Despite a boisterous population, the Nigerian government is quite known for its less favorable take on the digital currency industry and the incessant warnings from influencers from the Central Bank of Nigeria (CBN). While this could have driven potential investors in the cryptocurrency trade away, it has otherwise been the case, as the result of a study, earlier this year revealed. In a country with a practically hostile government against crypto policy, statistics from the data gotten from a Nigerian cryptocurrency platform, KureCoin Hub, showed that Nigerian investors have invested over $5 million over the past few years.

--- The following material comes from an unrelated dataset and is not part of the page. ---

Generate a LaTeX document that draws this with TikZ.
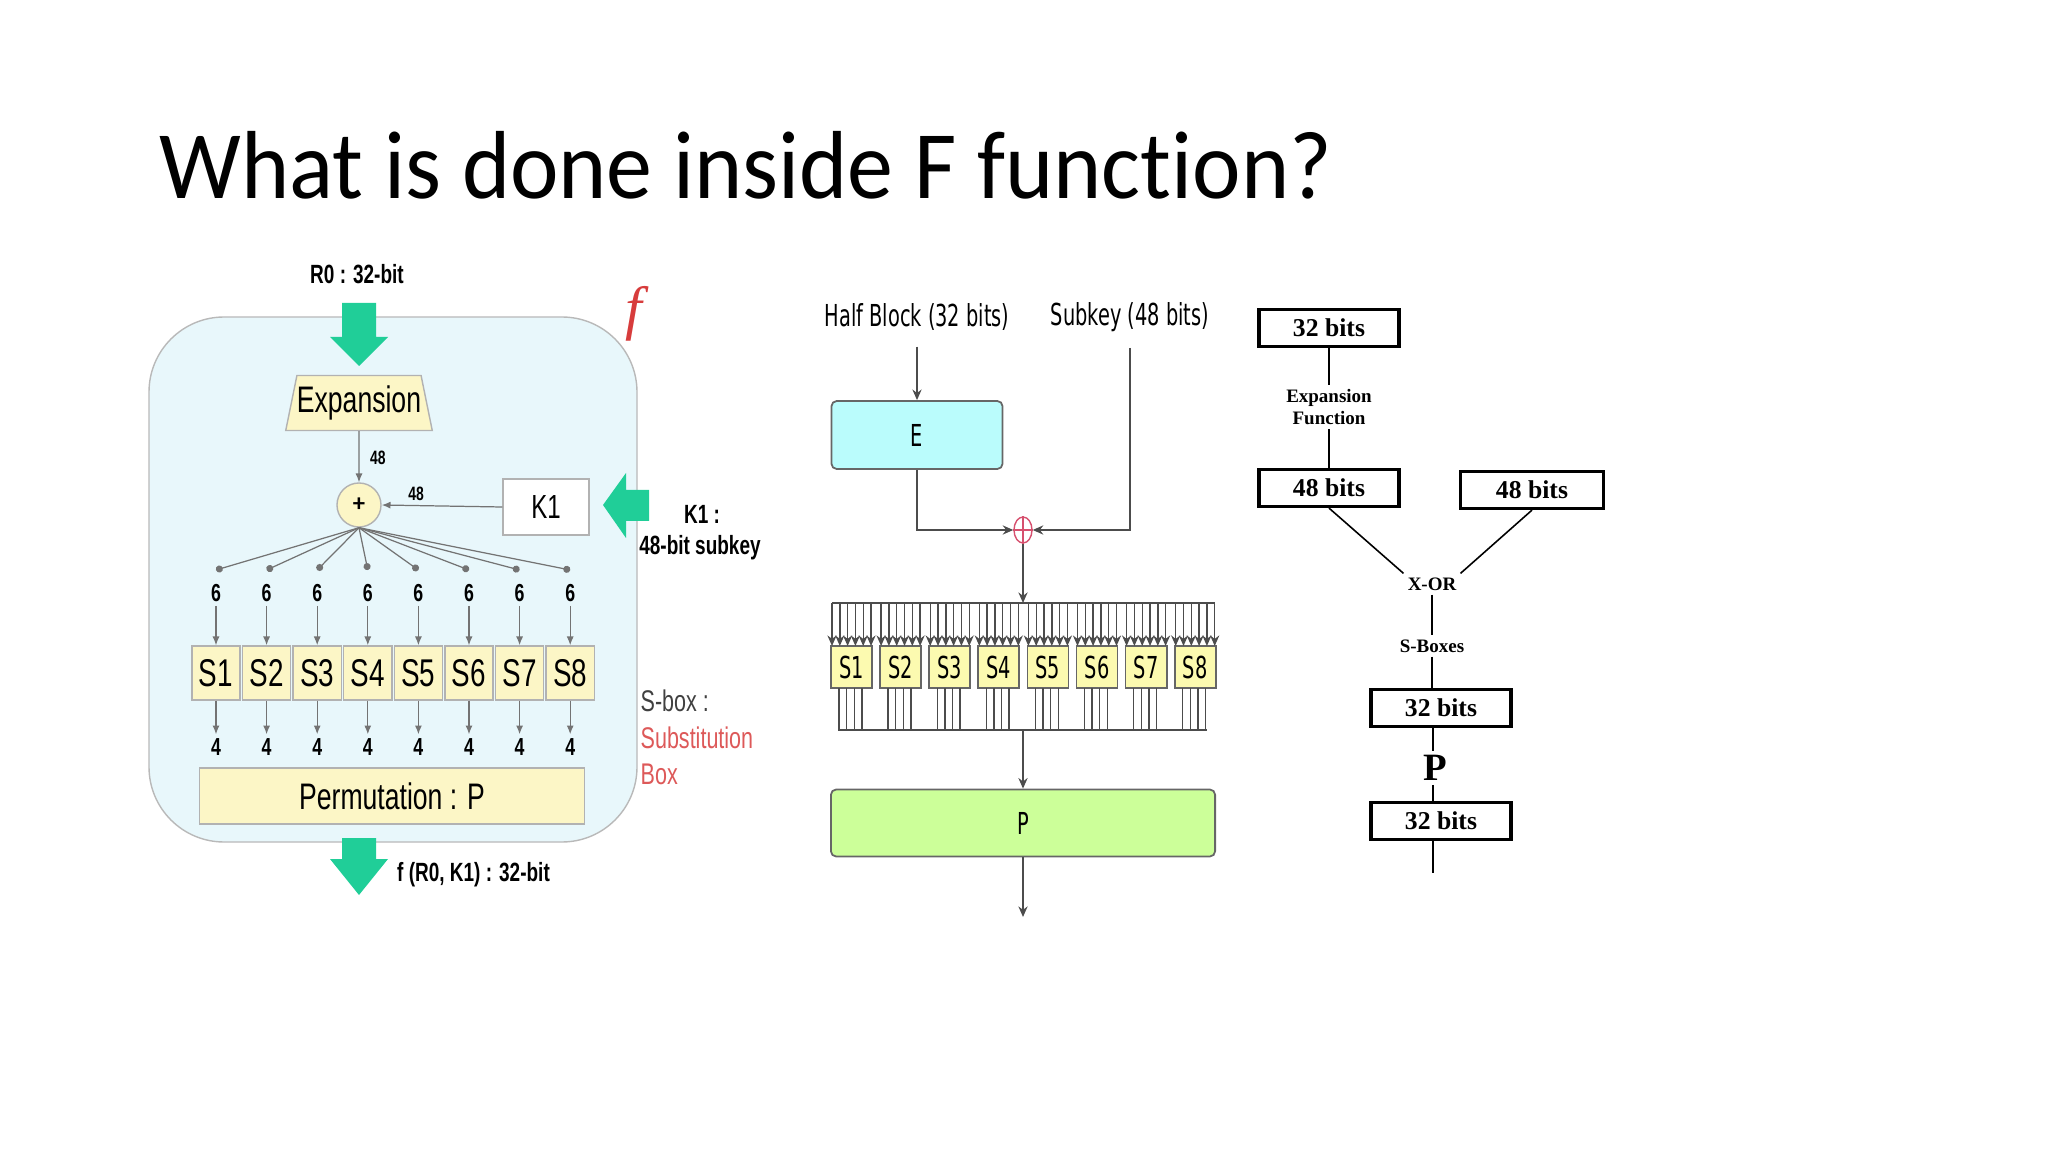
\documentclass[tikz,border=0pt]{standalone}
\usepackage{fontspec}
\setmainfont{Carlito}[Ligatures=NoCommon]
\newfontfamily\titlefont[FakeStretch=0.95,Ligatures=NoCommon]{Carlito}
\newfontfamily\narrowsf[FakeStretch=0.72]{Liberation Sans}
\newfontfamily\condsf[FakeStretch=0.64]{DejaVu Sans}
\newfontfamily\timesf{Liberation Serif}
\usetikzlibrary{arrows.meta,shapes.geometric,positioning}
\definecolor{fcyan}{RGB}{232,247,251}
\definecolor{fgreen}{RGB}{32,206,152}
\definecolor{fyellow}{RGB}{252,246,198}
\definecolor{ecyan}{RGB}{186,252,252}
\definecolor{pgreen}{RGB}{204,255,153}
\definecolor{syellow}{RGB}{252,250,176}
\definecolor{xred}{RGB}{214,80,110}
\definecolor{fred}{RGB}{215,60,60}

\begin{document}
\begin{tikzpicture}[x=0.01cm,y=-0.01cm,
    tinynum/.style={font=\narrowsf\bfseries\fontsize{5.5}{6}\selectfont, inner sep=1pt},
    num/.style={font=\narrowsf\bfseries\fontsize{7}{8}\selectfont, inner sep=1pt},
    lbl/.style={font=\narrowsf\bfseries\fontsize{7.5}{9}\selectfont, inner sep=1pt},
    note/.style={font=\narrowsf\fontsize{8.5}{10}\selectfont, inner sep=0pt, anchor=west},
    ybox/.style={draw=gray!60, fill=fyellow, font=\narrowsf\fontsize{11}{12}\selectfont, inner sep=0pt},
    fan/.style={draw=gray!90!black, line width=0.35pt},
    smallarr/.style={-{Latex[length=2.5pt,width=2pt]}},
    midtxt/.style={font=\condsf\fontsize{8.6}{10}\selectfont, inner sep=1pt},
    mbox/.style={draw=gray!80!black, line width=0.5pt, rounded corners=1.5pt, font=\condsf\fontsize{8.6}{10}\selectfont},
    wire/.style={draw=gray!60!black, line width=0.5pt},
    wtip/.style={-{Stealth[length=3pt,width=2.6pt]}},
    bbox/.style={draw, line width=0.9pt, minimum width=1.4cm, minimum height=0.37cm, inner sep=0pt, font=\timesf\bfseries\fontsize{7.3}{8}\selectfont},
    btxt/.style={font=\timesf\bfseries\fontsize{5.4}{6.2}\selectfont, inner sep=1pt, align=center},
    rline/.style={line width=0.45pt}]
\useasboundingbox (0,0) rectangle (2048,1152);

% Tiêu đề
\node[anchor=base west, inner sep=0pt, font=\titlefont\fontsize{27.5}{30}\selectfont] (title) at (159,199) {What is done inside F function?};

% Hình trái: khung f
\draw[draw=gray!55, fill=fcyan, rounded corners=0.75cm] (149,317) rectangle (637,842);
\node[font=\timesf\itshape\fontsize{17}{18}\selectfont, text=fred] (fsym) at (634,314) {f};
% Mũi tên xanh
\fill[fgreen] (342,303) -- (376,303) -- (376,337) -- (388,337) -- (359,366) -- (330,337) -- (342,337) -- cycle;
\fill[fgreen] (342,838) -- (376,838) -- (376,859) -- (388,859) -- (359,895) -- (330,859) -- (342,859) -- cycle;
\fill[fgreen] (649,490) -- (626,490) -- (626,473) -- (603,505) -- (626,538) -- (626,521) -- (649,521) -- cycle;
% Các khối
\node[lbl] (r0) at (357,274) {R0 : 32-bit};
\node[draw=gray!60, fill=fyellow, trapezium, trapezium left angle=72, trapezium right angle=72,
      trapezium stretches body, minimum width=1.3cm, minimum height=0.55cm, inner sep=0pt,
      font=\narrowsf\fontsize{10.5}{12}\selectfont] (expn) at (359,403) {Expansion};
\node[circle, draw=gray!60, fill=fyellow, minimum size=0.44cm, inner sep=0pt,
      font=\bfseries\fontsize{7}{8}\selectfont] (add) at (359,505) {+};
\node[draw=gray!60, fill=white, minimum width=0.86cm, minimum height=0.56cm, inner sep=0pt,
      font=\narrowsf\fontsize{9.5}{10}\selectfont] (k1) at (546,507) {K1};
\draw[fan, smallarr] (expn.south) -- (add.north);
\node[tinynum, anchor=west] (n48a) at (366,458) {48};
\draw[fan, smallarr] (k1.west) -- (add.east);
\node[tinynum] (n48b) at (416,494) {48};
% S-box trái
\foreach \i in {1,...,8} {
  \pgfmathsetmacro\xs{216+50.6*(\i-1)}
  \coordinate (d\i) at (\xs,570);
  \node[ybox, minimum width=0.48cm, minimum height=0.54cm] (s\i) at (\xs,673) {S\i};
  \node[num] (six\i) at (\xs,593) {6};
  \node[num] (four\i) at (\xs,747) {4};
  \draw[fan, -{Circle[length=2pt]}] (add.south) -- (d\i);
  \draw[fan, smallarr] (six\i.south) -- (s\i.north);
  \draw[fan, smallarr] (s\i.south) -- (four\i.north);
}
\node[ybox, minimum width=3.85cm, minimum height=0.56cm,
      font=\narrowsf\fontsize{10.5}{12}\selectfont] (perm) at (392,796) {Permutation : P};
% Nhãn bên phải
\node[lbl] (k1lbl) at (702,514) {K1 :};
\node[lbl] (k1sub) at (700,548) {48-bit subkey};
\node[note, text=black!75] (sbx1) at (640,701) {S-box :};
\node[note, text=fred!85] (sbx2) at (640,738) {Substitution};
\node[note, text=fred!85] (sbx3) at (640,774) {Box};
\node[lbl, anchor=west] (fout) at (393,875) {f (R0, K1) : 32-bit};

% Hình giữa
\node[midtxt] (hb) at (917,317) {Half Block (32 bits)};
\node[midtxt] (sk) at (1130,317) {Subkey (48 bits)};
\node[mbox, fill=ecyan, minimum width=1.71cm, minimum height=0.68cm] (ebox) at (917,435) {E};
\node[draw=xred, ellipse, minimum width=0.18cm, minimum height=0.26cm, inner sep=0pt, line width=0.4pt] (xm) at (1023,530) {};
\draw[xred, line width=0.3pt] (xm.north) -- (xm.south) (xm.west) -- (xm.east);
\draw[wire, wtip, shorten <=0.12cm] (hb.south) -- (ebox.north);
\draw[wire, wtip] (ebox.south) |- (xm.west);
\draw[wire, wtip, shorten <=0.12cm] (sk.south) |- (xm.east);
\coordinate (btop) at (1023,603);
\draw[wire, wtip] (xm.south) -- (btop);
\draw[wire] (832,603) -- (1215,603);
\foreach \i in {1,...,8} {
  \pgfmathsetmacro\sl{831+49.1*(\i-1)}
  \node[mbox, rounded corners=0pt, fill=syellow, minimum width=0.41cm, minimum height=0.42cm, inner sep=0pt] (ms\i) at (\sl+20.5,667) {S\i};
  \foreach \k in {0,...,5} \draw[wire, line width=0.4pt, wtip] (\sl+1+7.8*\k,603) -- (\sl+1+7.8*\k,646);
  \foreach \k in {0,...,3} \draw[wire, line width=0.4pt] (\sl+8+7.6*\k,688) -- (\sl+8+7.6*\k,730);
}
\draw[wire] (838,730) -- (1207,730);
\coordinate (bbot) at (1023,730);
\node[mbox, fill=pgreen, minimum width=3.84cm, minimum height=0.67cm] (pbox) at (1023,823) {P};
\draw[wire, wtip] (bbot) -- (pbox.north);
\coordinate (pout) at (1023,917);
\draw[wire, wtip] (pbox.south) -- (pout);

% Hình phải
\node[bbox] (r32a) at (1329,328) {32 bits};
\node[btxt] (expf) at (1329,407) {Expansion\\Function};
\node[bbox] (r48a) at (1329,488) {48 bits};
\node[bbox, minimum width=1.43cm] (r48b) at (1532,490) {48 bits};
\node[btxt] (xorr) at (1432,584) {X-OR};
\node[btxt] (sbxs) at (1432,646) {S-Boxes};
\node[bbox] (r32b) at (1441,708) {32 bits};
\node[font=\timesf\bfseries\fontsize{11}{12}\selectfont, inner sep=1pt] (pl) at (1435,768) {P};
\node[bbox] (r32c) at (1441,821) {32 bits};
\coordinate (rend) at (1433,873);
\draw[rline] (r32a.south) -- (expf.north);
\draw[rline] (expf.south) -- (r48a.north);
\draw[rline] (r48a.south) -- (xorr.north west);
\draw[rline] (r48b.south) -- (xorr.north east);
\draw[rline] (xorr.south) -- (sbxs.north);
\draw[rline] (sbxs.south) -- (sbxs.south |- r32b.north);
\draw[rline] (rend |- r32b.south) -- (rend |- pl.north);
\draw[rline] (rend |- pl.south) -- (rend |- r32c.north);
\draw[rline] (rend |- r32c.south) -- (rend);
\end{tikzpicture}
\end{document}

Blockchain Keeps Racking Up Admirers
Perhaps, the continual indulgence of Nigerian citizens has turned the heads of the government to finally consider the prospect of blockchain and crypto technology towards the development of the country. Kabir Katata, the Deputy Director of the Research Department (NDIC), revealed an exciting development in his discussion on ‘the evolution of virtual currency.’ Nigeria is after all interested in developing its own cryptocurrency, according to Katata, but the government is however carefully monitoring all adverse risks that could be associated with it. The NDIC, which Katata oversees, was similarly established by the government to protect funds deposited by concerned parties while checking and ensuring the firmness of Nigeria’s adopted system of banking.
The Nigerian banking system might have been around for years, but Katata revealed that the blockchain technology might be offering a significant edge over present incorporated systems: banks and government agencies are not ignoring this possibility as active research is being carried out to implement blockchain in respective possible fields.
Regulators Being Extra-Careful
Katata in his talk explained why the government and private sectors in Nigeria are not jumping on the crypto boat too easily. While he recommends that the underlying technology behind cryptocurrencies could be of significant impact across diverse fields, he observed that the relative newness of the technology could be making authorities cautious. He said:
“Digital currencies, though a new phenomenon, is gaining popularity across the globe and are associated with a lot of risks. That is why regulatory/supervisory authorities in many countries are seriously concerned about DCs.”
What this Means for Nigeria
From the aspect of cryptocurrencies, as of late, Nigeria has been generating quite favourable news. Just last week, Atiku Abubakar, the biggest opposition to the incumbent president, Muhammed Buhari— prior to 2019 general election— revealed grand plans to regulate cryptocurrencies in Nigeria once he assumes office. Publishing a policy document, the former vice president unveiled his vision concerning technological development in the country and the importance of blockchain in all of it.
This could only mean one thing: Nigeria is finally taking a step in the right direction as regards digital currency.